Let's be real, there are so many sustainable materials out there that it can be hard to choose just one! Along with bamboo, some other options include recycled plastic, cork, and hemp. Each material has its own unique benefits and drawbacks, so it's important to do your research and choose the one that works best for you.

Recycled plastic, for example, is a great option for products like water bottles and tote bags. By using recycled plastic, you're helping to reduce the amount of plastic waste in the world. However, the production process for recycled plastic can still be energy-intensive and may still have an impact on the environment.

Cork, on the other hand, is a renewable resource that can be harvested without harming the tree. It's a great option for products like coasters and yoga blocks. Plus, it has a unique texture and look that can add some personality to your home. The downside? Cork can be a bit pricier than other materials, and it may not be as durable in the long run.

And then there's hemp. Hemp is a versatile and sustainable material that can be used for everything from clothing to building materials. Like harvested bamboo, it's a renewable resource that requires less water and pesticides than other crops. However, the production process for hemp can be more complex than other materials, and it's not always as widely available.

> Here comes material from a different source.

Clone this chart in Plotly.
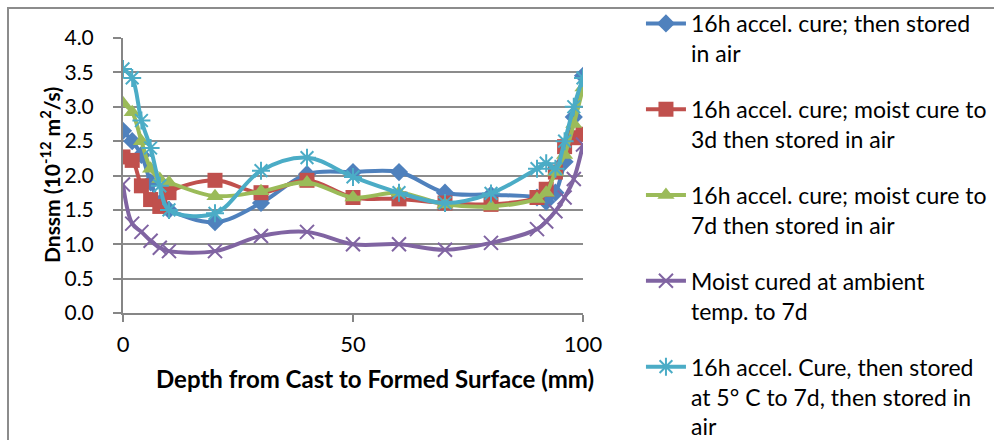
import plotly.graph_objects as go

depth = [0, 2, 4, 6, 8, 10, 20, 30, 40, 50, 60, 70, 80, 90, 92, 94, 96, 98, 100]

s_air = [2.65, 2.5, 2.3, 1.9, 1.6, 1.5, 1.32, 1.6, 2.02, 2.05, 2.05, 1.75, 1.72, 1.68, 1.62, 1.75, 2.2, 2.85, 3.45]
s_moist3 = [2.27, 2.22, 1.85, 1.65, 1.55, 1.75, 1.93, 1.75, 1.93, 1.68, 1.66, 1.6, 1.58, 1.68, 1.8, 2.05, 2.42, 2.55, 2.6]
s_moist7 = [3.05, 2.92, 2.5, 2.1, 1.95, 1.9, 1.7, 1.77, 1.9, 1.68, 1.75, 1.58, 1.55, 1.66, 1.75, 2.05, 2.3, 2.75, 3.28]
s_ambient = [1.87, 1.3, 1.18, 1.05, 0.95, 0.9, 0.9, 1.12, 1.18, 1.0, 1.0, 0.92, 1.02, 1.22, 1.33, 1.48, 1.68, 1.95, 2.45]
s_cold = [3.55, 3.42, 2.8, 2.4, 1.85, 1.5, 1.45, 2.07, 2.26, 1.98, 1.75, 1.6, 1.74, 2.1, 2.18, 2.1, 2.5, 3.0, 3.42]

names = [
    "16h accel. cure; then stored<br>in air",
    "16h accel. cure; moist cure to<br>3d then stored in air",
    "16h accel. cure; moist cure to<br>7d then stored in air",
    "Moist cured at ambient<br>temp. to 7d",
    "16h accel. Cure, then stored<br>at 5\u00b0 C to 7d, then stored in<br>air",
]
colors = ["#4F81BD", "#C0504D", "#9BBB59", "#8064A2", "#4BACC6"]
symbols = ["diamond", "square", "triangle-up", "x-thin", "asterisk"]
sizes = [14, 15, 15, 14, 15]
series = [s_air, s_moist3, s_moist7, s_ambient, s_cold]

x_title = "<b>Depth from Cast to Formed Surface (mm)</b>"
y_title = "<b>Dnssm (10<sup>-12</sup> m<sup>2</sup>/s)</b>"

FONT = "Lato"
fig = go.Figure()
for i, (ys, nm, c, sym, sz) in enumerate(zip(series, names, colors, symbols, sizes)):
    thin = sym in ("x-thin", "asterisk")
    fig.add_trace(go.Scatter(
        x=depth, y=ys, name=nm, mode="lines+markers",
        legendgroup=str(i),
        line=dict(color=c, width=4, shape="spline", smoothing=1.0),
        marker=dict(symbol=sym, size=sz, color=c,
                    line=dict(color=c, width=2 if thin else 0)),
    ))

fig.update_layout(
    width=994, height=440,
    margin=dict(l=123, r=411, t=38, b=127, autoexpand=False),
    paper_bgcolor="white", plot_bgcolor="white",
    font=dict(family=FONT, color="#000000"),
    showlegend=True,
    legend=dict(x=1.126, y=1.131, xanchor="left", yanchor="top",
                font=dict(family=FONT, size=23, color="#000000"),
                valign="top", tracegroupgap=23, itemwidth=40,
                maxheight=1000,
                bgcolor="rgba(0,0,0,0)"),
    xaxis=dict(range=[0, 100], tickvals=[0, 50, 100], ticks="outside", ticklen=7,
               tickcolor="#868686", tickwidth=2, showgrid=False,
               showline=True, linecolor="#868686", linewidth=2,
               ticklabelstandoff=4, automargin=False,
               tickfont=dict(family=FONT, size=22, color="#000000"),
               zeroline=False),
    yaxis=dict(range=[0, 4], dtick=0.5, tickformat=".1f", ticks="outside", ticklen=8,
               tickcolor="#868686", tickwidth=2, showgrid=True, gridcolor="#8C8C8C",
               gridwidth=2, showline=True, linecolor="#868686", linewidth=2,
               ticklabelstandoff=15, automargin=False,
               tickfont=dict(family=FONT, size=21, color="#000000"),
               zeroline=False),
)

fig.add_annotation(text=x_title, xref="paper", yref="paper",
                   x=(375 - 123) / 460, y=-(378 - 313) / 275,
                   xanchor="center", yanchor="middle", showarrow=False,
                   font=dict(family=FONT, size=24, color="#000000"))
fig.add_annotation(text=y_title, xref="paper", yref="paper",
                   x=(50 - 123) / 460, y=(313 - 175) / 275, textangle=-90,
                   xanchor="center", yanchor="middle", showarrow=False,
                   font=dict(family=FONT, size=21, color="#000000"))

fig.add_shape(type="rect", xref="paper", yref="paper",
              x0=(8 - 123) / 460, x1=2.0, y0=-1.0, y1=(313 - 8) / 275,
              line=dict(color="#8C8C8C", width=2), fillcolor="rgba(0,0,0,0)", layer="below")

fig.write_html("out.html")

Personally, I like to mix and match my sustainable materials depending on what I need. For example, I love bamboo fabrics so I have sheets and pillow cases, in the kitchen I love using glass mason jars for food containers. I also love my cork yoga blocks, which add some texture to my at-home yoga practice.

In the end, the most important thing is to be mindful of your impact on the environment and to make choices that align with your values. Whether you choose bamboo, recycled plastic, cork, hemp, or a combination of materials, you're taking a step towards a more sustainable future.

Final Thoughts

So, how sustainable is bamboo? The answer is... it depends!

Overall, bamboo is a renewable resource that has a lower environmental impact than many other materials. But, as with any product, it's important to look beyond the surface and make sure it was produced in an ethical and sustainable way. If you do your research and choose wisely, bamboo products can be a great way to reduce waste and support a healthier planet.